6 Dec 2010

Rakiura Track on Stewart Island – 5th

For this day I had planned to walk a part of the Rakiura track, which is consider to be one of the great walks in NZ. The whole track is about 36 km and one’s suggested to do one or two overnights in the huts along the track. However, I thought that it may be possible to do the track in one day, but I think it would be wise to start with the first third to Maori beach, then make a final decision. I packed my rucksack with food and rain clothes only and left the house at 9am. Cloudy and a westerly breeze. I excluded the Horseshoe Point track and headed directly towards Lee Bay. On the beach at Lee Bay a huge Sea Lion had parked himself. I reached Maori Beach quarter to 12. Had a small lunch and finally decided to do the whole Rakiura track. By the way, Rakiura is the Maori name for Stewart Island and means “Land of the Glowing Skies.

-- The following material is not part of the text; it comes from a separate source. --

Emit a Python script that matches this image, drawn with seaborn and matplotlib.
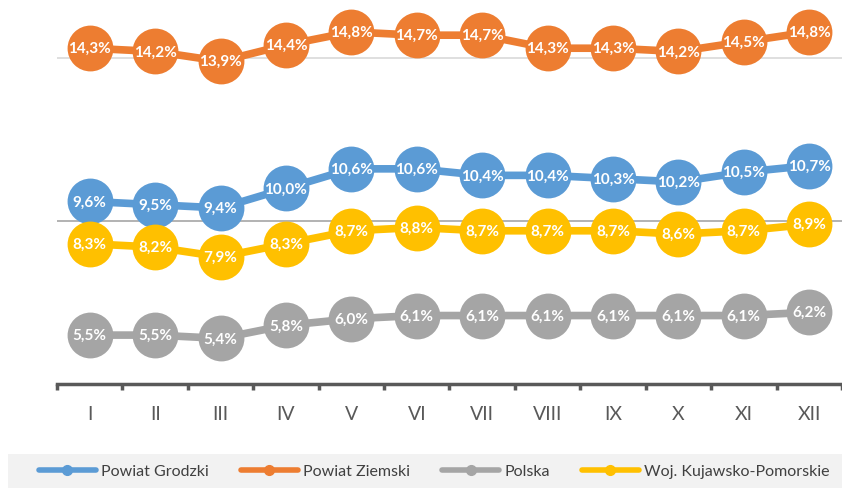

While this is a reference to the blushes of Te Rakitamau it also describes the island’s spectacular sunsets and its night-time displays of Aurora Australis, the Southern Lights.

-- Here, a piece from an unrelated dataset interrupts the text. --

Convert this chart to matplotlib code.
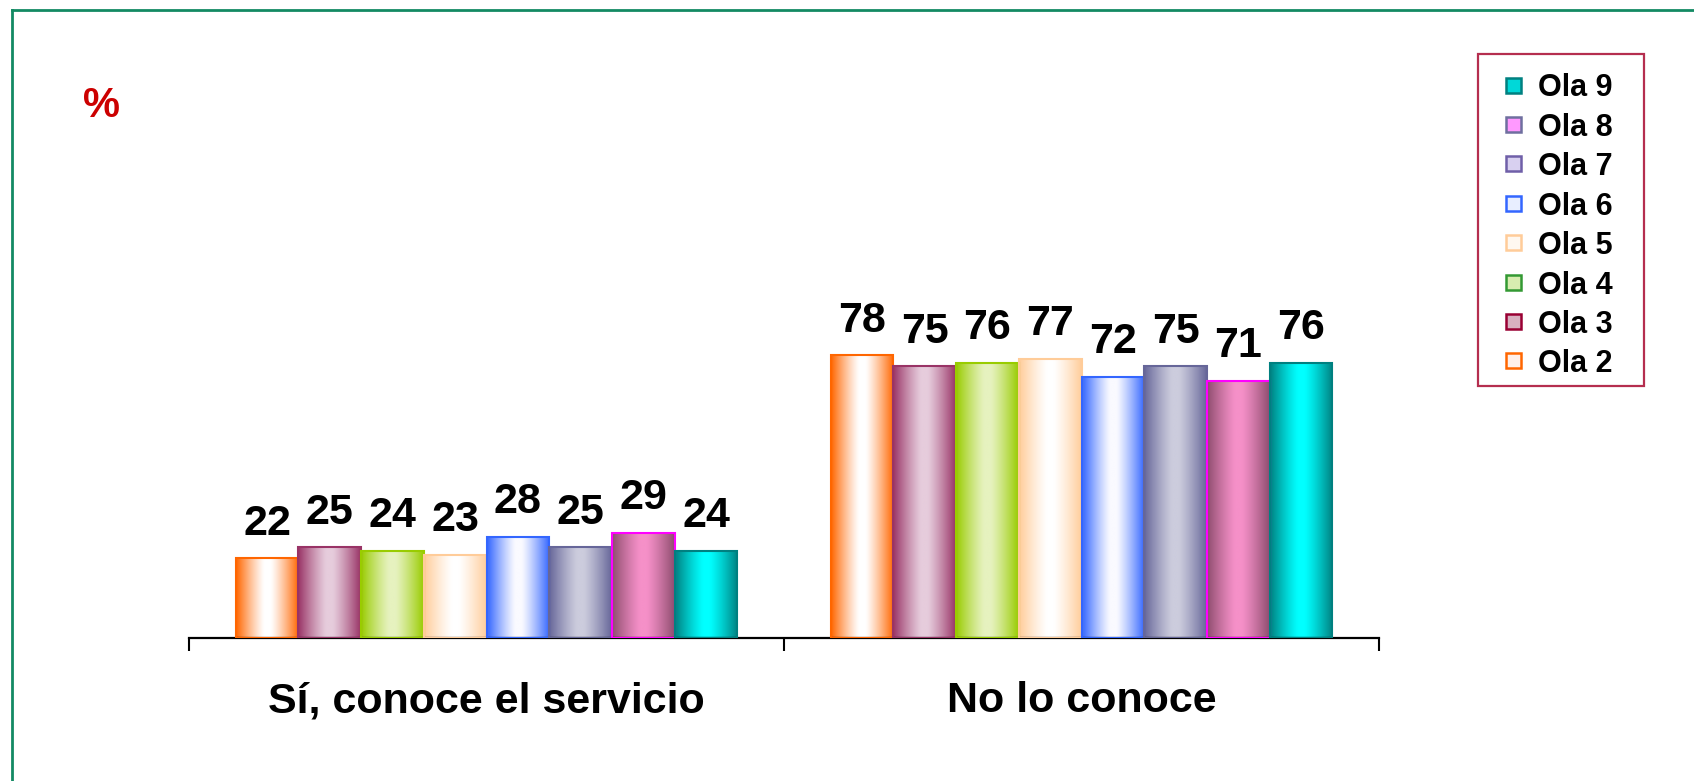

The track between Port William and North Arm Hut were just wonderful. Through native old forest all way, valleys with small streams, suspension bridges, a few lookout points, even though one never reached below the bushline. I reached North Arm at 3:40pm and had a 20 minutes rest in the hut with coffee and food. Unfortunately, it started to drizzle when I hit the track. The track between North Arm and Sawdust Bay were just a muddy disaster as some clever one had pulled away the wooden walkway, instead of doing it step by step when replacing it with a gravel walkway. I arrived to Jo and Andy’s house at 7pm, with quite muddy and wet trekking boats, but happy to had have completed the whole track, though there was no other option then to proceed. The regular bird species were seen in good numbers during the walk. I got to bed early and fell in sleep at once.

Dead Man Beach in early morning.
The huge Sea lion at Lee Bay.
View along the coast from Peters Point.
The suspension bridge at Maori Beach.
The lovely dense native forest between Port William and North Arm.
A temporary suspension bridge between Port William and North Arm, due to construction work of a collapsed part of the track.
A nice stream along the track.
View towards Prices Inlet.
The North Arm hut.
Part of the North Arm seen from the hut.
View at Butterfield Beach nine o'clock in the evening!